SOURCE EXCERPT:
----------
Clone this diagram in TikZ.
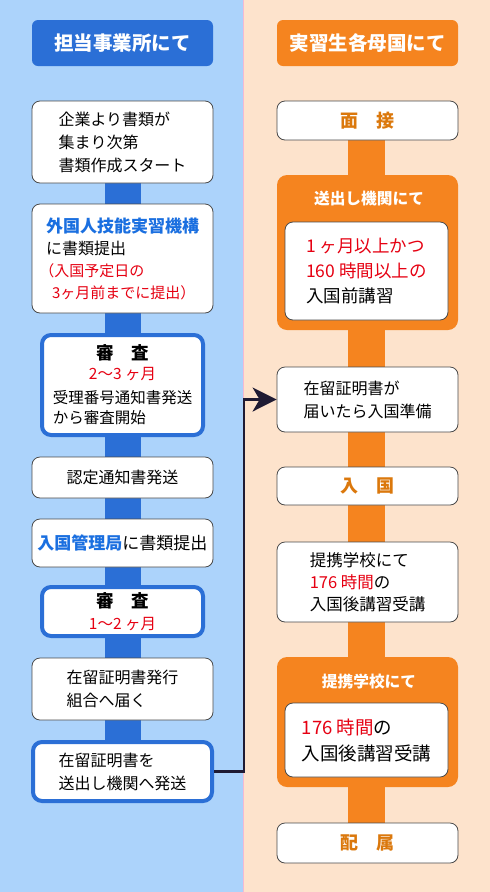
\documentclass[tikz,border=0pt]{standalone}
\usepackage{fontspec}
\setmainfont{Noto Sans CJK JP}
\usepackage{tikz}
\usetikzlibrary{arrows.meta,positioning}
\definecolor{leftbg}{HTML}{ACD3FB}
\definecolor{rightbg}{HTML}{FDE3CC}
\definecolor{flowblue}{HTML}{2B6FD6}
\definecolor{textblue}{HTML}{1A6FE0}
\definecolor{floworange}{HTML}{F5841F}
\definecolor{stagetext}{HTML}{DB780C}
\definecolor{flowred}{HTML}{E60012}
\definecolor{boxgray}{HTML}{4A4A4A}
\definecolor{linknavy}{HTML}{1F1B33}
\definecolor{seam}{HTML}{F4B9D2}

\begin{document}
\begin{tikzpicture}[x=1pt,y=-1pt,
    headbox/.style={rounded corners=6pt,minimum width=181pt,minimum height=46pt,text=white,font=\fontsize{19.5}{22}\selectfont\bfseries},
    flowbox/.style={draw=boxgray,line width=0.8pt,fill=white,rounded corners=8pt,minimum width=181pt,align=left,inner xsep=2pt,font=\fontsize{16}{23}\selectfont},
    checkbox/.style={flowbox,draw=flowblue,line width=4pt,minimum width=161pt,rounded corners=9pt,align=center,font=\fontsize{15.5}{20}\selectfont},
    groupbox/.style={fill=floworange,rounded corners=10pt,minimum width=181pt},
    grouptitle/.style={text=white,font=\fontsize{15.7}{18}\selectfont\bfseries},
    innerbox/.style={flowbox,minimum width=163pt},
    stagebox/.style={flowbox,align=center,text=stagetext,font=\fontsize{18}{20}\selectfont\bfseries},
    link/.style={draw=linknavy,line width=2.8pt,-{Stealth[length=24pt,width=24pt,inset=7pt]}}]
    \useasboundingbox (0,0) rectangle (490,892);
    % two panels
    \fill[leftbg] (0,0) rectangle (243,892);
    \fill[rightbg] (243,0) rectangle (490,892);
    \draw[seam,line width=0.8pt] (243.4,0) -- (243.4,892);
    % spines
    \fill[flowblue] (105,183) rectangle (141,740);
    \fill[floworange] (348,140) rectangle (385,823);

    % left column
    \node[headbox,fill=flowblue] (headL) at (122.5,43) {担当事業所にて};
    \node[flowbox,minimum height=82pt] (docs) at (122.5,142) {企業より書類が\\集まり次第\\書類作成スタート};
    \node[flowbox,minimum height=109pt,font=\fontsize{16}{22}\selectfont] (submitA) at (122.5,258.5)
        {{\color{textblue}\bfseries\fontsize{17}{22}\selectfont 外国人技能実習機構}\\に書類提出\\
         {\color{flowred}\fontsize{15}{22}\selectfont \hspace{-0.45em}（入国予定日の}\\
         {\color{flowred}\fontsize{15}{22}\selectfont \hspace{0.4em}3ヶ月前までに提出）}};
    \node[checkbox,minimum height=100pt] (checkA) at (122.5,385)
        {{\bfseries\fontsize{17.5}{20}\selectfont 審　査}\\{\color{flowred}2〜3 ヶ月}\\[4pt]受理番号通知書発送\\\makebox[9em][l]{から審査開始}};
    \node[flowbox,minimum height=41pt] (notice) at (122.5,477.5) {認定通知書発送};
    \node[flowbox,minimum height=48pt,font=\fontsize{17}{22}\selectfont] (submitB) at (122.5,543)
        {{\color{textblue}\bfseries 入国管理局}に書類提出};
    \node[checkbox,minimum height=49pt,font=\fontsize{15.5}{22}\selectfont] (checkB) at (122.5,611.5)
        {{\bfseries\fontsize{17.5}{20}\selectfont 審　査}\\{\color{flowred}1〜2 ヶ月}};
    \node[flowbox,minimum height=62pt] (issue) at (122.5,689) {在留証明書発行\\組合へ届く};
    \node[flowbox,draw=flowblue,line width=4pt,minimum width=179pt,minimum height=59pt,rounded corners=9pt] (send) at (122.5,771.5)
        {在留証明書を\\送出し機関へ発送};

    % right column
    \node[headbox,fill=floworange] (headR) at (367.5,43) {実習生各母国にて};
    \node[stagebox,minimum height=39pt] (interview) at (367.5,120.5) {面　接};
    \node[groupbox,minimum height=155pt] (agency) at (367.5,252.5) {};
    \node[grouptitle] (agencyT) at (369,199) {送出し機関にて};
    \node[innerbox,minimum height=98pt,font=\fontsize{17.5}{25}\selectfont] (pretrain) at (366.5,271)
        {{\color{flowred}1 ヶ月以上かつ}\hspace{8pt}\\{\color{flowred}160 時間以上の}\hspace{8pt}\\入国前講習};
    \node[flowbox,minimum height=65pt] (prep) at (367.5,399.5) {在留証明書が\\届いたら入国準備};
    \node[stagebox,minimum height=38pt] (entry) at (367.5,486) {入　国};
    \node[flowbox,minimum height=80pt,font=\fontsize{16.5}{22}\selectfont] (school) at (367.5,582)
        {提携学校にて\\{\color{flowred}176 時間}の\\入国後講習受講};
    \node[groupbox,minimum height=130pt] (partner) at (367.5,722) {};
    \node[grouptitle] (partnerT) at (369,682) {提携学校にて};
    \node[innerbox,minimum height=74pt,font=\fontsize{18.5}{26}\selectfont] (posttrain) at (366.5,740)
        {{\color{flowred}176 時間}の\\入国後講習受講};
    \node[stagebox,minimum height=40pt] (assign) at (367.5,843) {配　属};

    % hand-over
    \coordinate (bend) at (244,771.5);
    \draw[link] (send.east) -- (bend) |- (prep.west);
\end{tikzpicture}
\end{document}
----------
Omit the pictures, then repeat exactly each line from the beginning of the listing through the line with "(348,140) rectangle (385,823);".

TASK OUTPUT:
Clone this diagram in TikZ.
\documentclass[tikz,border=0pt]{standalone}
\usepackage{fontspec}
\setmainfont{Noto Sans CJK JP}
\usepackage{tikz}
\usetikzlibrary{arrows.meta,positioning}
\definecolor{leftbg}{HTML}{ACD3FB}
\definecolor{rightbg}{HTML}{FDE3CC}
\definecolor{flowblue}{HTML}{2B6FD6}
\definecolor{textblue}{HTML}{1A6FE0}
\definecolor{floworange}{HTML}{F5841F}
\definecolor{stagetext}{HTML}{DB780C}
\definecolor{flowred}{HTML}{E60012}
\definecolor{boxgray}{HTML}{4A4A4A}
\definecolor{linknavy}{HTML}{1F1B33}
\definecolor{seam}{HTML}{F4B9D2}

\begin{document}
\begin{tikzpicture}[x=1pt,y=-1pt,
    headbox/.style={rounded corners=6pt,minimum width=181pt,minimum height=46pt,text=white,font=\fontsize{19.5}{22}\selectfont\bfseries},
    flowbox/.style={draw=boxgray,line width=0.8pt,fill=white,rounded corners=8pt,minimum width=181pt,align=left,inner xsep=2pt,font=\fontsize{16}{23}\selectfont},
    checkbox/.style={flowbox,draw=flowblue,line width=4pt,minimum width=161pt,rounded corners=9pt,align=center,font=\fontsize{15.5}{20}\selectfont},
    groupbox/.style={fill=floworange,rounded corners=10pt,minimum width=181pt},
    grouptitle/.style={text=white,font=\fontsize{15.7}{18}\selectfont\bfseries},
    innerbox/.style={flowbox,minimum width=163pt},
    stagebox/.style={flowbox,align=center,text=stagetext,font=\fontsize{18}{20}\selectfont\bfseries},
    link/.style={draw=linknavy,line width=2.8pt,-{Stealth[length=24pt,width=24pt,inset=7pt]}}]
    \useasboundingbox (0,0) rectangle (490,892);
    % two panels
    \fill[leftbg] (0,0) rectangle (243,892);
    \fill[rightbg] (243,0) rectangle (490,892);
    \draw[seam,line width=0.8pt] (243.4,0) -- (243.4,892);
    % spines
    \fill[flowblue] (105,183) rectangle (141,740);
    \fill[floworange] (348,140) rectangle (385,823);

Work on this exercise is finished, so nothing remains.